- _DATA BLOCK_
§ §
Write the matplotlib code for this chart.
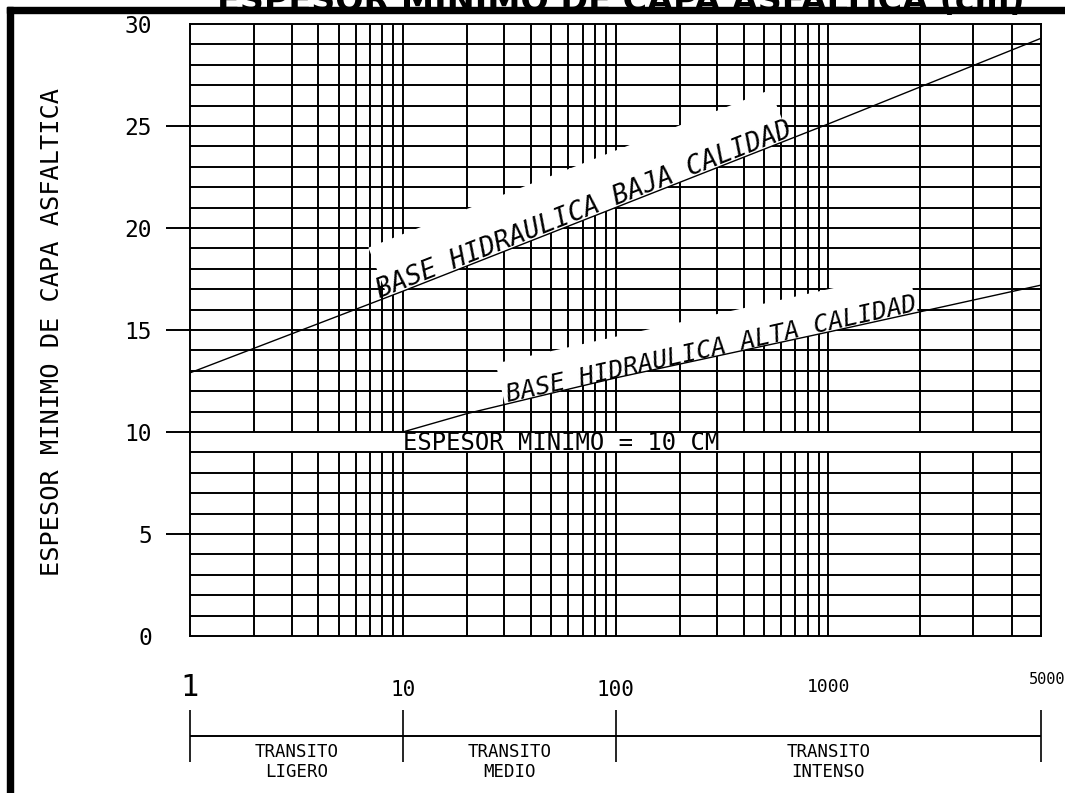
import numpy as np
import matplotlib
matplotlib.use('Agg')
import matplotlib.pyplot as plt
from matplotlib.patches import Polygon, Rectangle
from matplotlib.transforms import offset_copy

plt.rcParams['font.family'] = ['DejaVu Sans Mono', 'DejaVu Sans']

# values
grid_x = [1, 2, 3, 4, 5, 6, 7, 8, 9, 10,
          20, 30, 40, 50, 60, 70, 80, 90, 100,
          200, 300, 400, 500, 600, 700, 800, 900, 1000,
          2000, 3000, 4000, 5000]
grid_y = list(range(0, 31))
y_ticks = [0, 5, 10, 15, 20, 25, 30]

baja_x = [1, 10, 100, 1000, 5000]
baja_y = [12.9, 16.9, 21.0, 25.1, 29.3]
alta_x = [10, 20, 50, 100, 1000, 5000]
alta_y = [10.0, 10.9, 11.9, 12.65, 14.9, 17.2]
espesor_min = 10

scale_ticks = [1, 10, 100, 5000]
scale_label_x = [1, 10, 100, 1000, 5000]
scale_labels = ['1', '10', '100', '1000', '5000']
zones = [(1, 10, 'TRANSITO\nLIGERO'),
         (10, 100, 'TRANSITO\nMEDIO'),
         (100, 5000, 'TRANSITO\nINTENSO')]


# the drawing uses log decades up to 1000, then squeezes 1000-5000 into one decade
def fwd(x):
    x = np.clip(np.asarray(x, dtype=float), 1e-9, None)
    return np.where(x <= 1000, np.log10(x), 3 + np.log10(x / 1000) / np.log10(5))


def inv(u):
    u = np.asarray(u, dtype=float)
    return np.where(u <= 3, 10.0 ** u, 1000 * 5.0 ** (u - 3))


def curve_at(xq, xs, ys):
    return float(np.interp(fwd(xq), fwd(xs), ys))


W, H = 1065, 793
L, R, T, B = 190, 1041, 24, 636
fig = plt.figure(figsize=(W / 100, H / 100), dpi=100)
ax = fig.add_axes([L / W, 1 - B / H, (R - L) / W, (B - T) / H])
ax.set_xscale('function', functions=(fwd, inv))
ax.set_xlim(1, 5000)
ax.set_ylim(0, 30)
ax.set_xticks([])
ax.set_yticks(y_ticks)
ax.tick_params(axis='y', length=17.5, width=1.4, pad=10, labelsize=16.5)
for t, v in zip(ax.yaxis.get_major_ticks(), y_ticks):
    if v in (0, 30):
        t.tick1line.set_visible(False)
for s in ax.spines.values():
    s.set_linewidth(1.4)
    s.set_zorder(3.5)

lw = 1.4
ax.vlines(grid_x[1:-1], 0, 30, colors='black', lw=lw, zorder=1)
# blank strip for the minimum thickness label
ax.add_patch(Rectangle((1, espesor_min - 1), 4999, 1, facecolor='white',
                       edgecolor='none', zorder=1.5))
ax.hlines(grid_y[1:-1], 1, 5000, colors='black', lw=lw, zorder=2)


def white_band(xs, ys, x0, x1, h_px):
    p0 = ax.transData.transform((x0, curve_at(x0, xs, ys)))
    p1 = ax.transData.transform((x1, curve_at(x1, xs, ys)))
    d = (p1 - p0) / np.hypot(*(p1 - p0))
    n = np.array([-d[1], d[0]])
    top = ax.transData.inverted().transform(np.array([p1 + n * h_px, p0 + n * h_px]))
    bottom = [(x0, curve_at(x0, xs, ys))]
    bottom += [(xi, yi) for xi, yi in zip(xs, ys) if x0 < xi < x1]
    bottom += [(x1, curve_at(x1, xs, ys))]
    ax.add_patch(Polygon(np.vstack([bottom, top]), closed=True, facecolor='white',
                         edgecolor='none', zorder=2.5))
    return np.degrees(np.arctan2(d[1], d[0]))


ang_baja = white_band(baja_x, baja_y, 8.5, 660, 53)
ang_alta = white_band(alta_x, alta_y, 30.2, 1970, 42)

ax.plot(baja_x, baja_y, color='black', lw=1.0, zorder=3)
ax.plot(alta_x, alta_y, color='black', lw=1.0, zorder=3)

ax.text(7.8, curve_at(7.8, baja_x, baja_y) + 0.1, 'BASE HIDRAULICA BAJA CALIDAD',
        rotation=ang_baja, rotation_mode='anchor', ha='left', va='baseline',
        fontsize=19, fontstyle='oblique', zorder=4)
ax.text(31.2, curve_at(31.2, alta_x, alta_y) + 0.1, 'BASE HIDRAULICA ALTA CALIDAD',
        rotation=ang_alta, rotation_mode='anchor', ha='left', va='baseline',
        fontsize=18, fontstyle='oblique', zorder=4)
ax.text(10, espesor_min - 0.9, 'ESPESOR MINIMO = 10 CM', ha='left', va='baseline',
        fontsize=17.2, zorder=4)

fig.text(52 / W, 1 - 332 / H, 'ESPESOR MINIMO DE CAPA ASFALTICA', rotation=90,
         ha='center', va='center', fontsize=18.2)

# traffic scale under the chart
ax2 = fig.add_axes([L / W, 0, (R - L) / W, (H - 650) / H])
ax2.set_xscale('function', functions=(fwd, inv))
ax2.set_xlim(1, 5000)
ax2.set_ylim(H, 650)
ax2.axis('off')
ax2.hlines(736, 1, 5000, colors='black', lw=lw, clip_on=False)
ax2.vlines(scale_ticks, 710, 762, colors='black', lw=1.2, clip_on=False)
label_style = [(22, 688, 0), (15, 690, 0), (15, 690, 0), (13, 687, 0), (11, 680, 6)]
for xv, txt, (fs, yc, dx) in zip(scale_label_x, scale_labels, label_style):
    tr = offset_copy(ax2.transData, fig=fig, x=dx * 0.72, y=0, units='points')
    ax2.text(xv, yc, txt, ha='center', va='center', fontsize=fs, transform=tr)
for a, b, txt in zones:
    xm = float(inv((fwd(a) + fwd(b)) / 2))
    ax2.text(xm, 762, txt, ha='center', va='center', fontsize=12.5, linespacing=1.15)

# cut-off title and heavy frame of the original sheet
fig.text(1025 / W, 1 - 11 / H, 'ESPESOR MÍNIMO DE CAPA ASFÁLTICA (cm)', ha='right',
         va='baseline', fontsize=24, fontweight='bold', family='DejaVu Sans', zorder=1)
fig.add_artist(Rectangle((7 / W, 1 - 13 / H), (W - 7) / W, 6 / H,
                         transform=fig.transFigure, color='black', zorder=5))
fig.add_artist(Rectangle((7 / W, 0), 6 / W, (H - 7) / H,
                         transform=fig.transFigure, color='black', zorder=5))

fig.savefig('out.png', dpi=100)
§ §
From the top of the listing above, repeat each line exactly until you reach the line containing "y_ticks = [0, 5, 10, 15, 20, 25, 30]", and repeat that one too. Leave the pictures out.

- _SOLUTION TO THIS EXERCISE_
Write the matplotlib code for this chart.
import numpy as np
import matplotlib
matplotlib.use('Agg')
import matplotlib.pyplot as plt
from matplotlib.patches import Polygon, Rectangle
from matplotlib.transforms import offset_copy

plt.rcParams['font.family'] = ['DejaVu Sans Mono', 'DejaVu Sans']

# values
grid_x = [1, 2, 3, 4, 5, 6, 7, 8, 9, 10,
          20, 30, 40, 50, 60, 70, 80, 90, 100,
          200, 300, 400, 500, 600, 700, 800, 900, 1000,
          2000, 3000, 4000, 5000]
grid_y = list(range(0, 31))
y_ticks = [0, 5, 10, 15, 20, 25, 30]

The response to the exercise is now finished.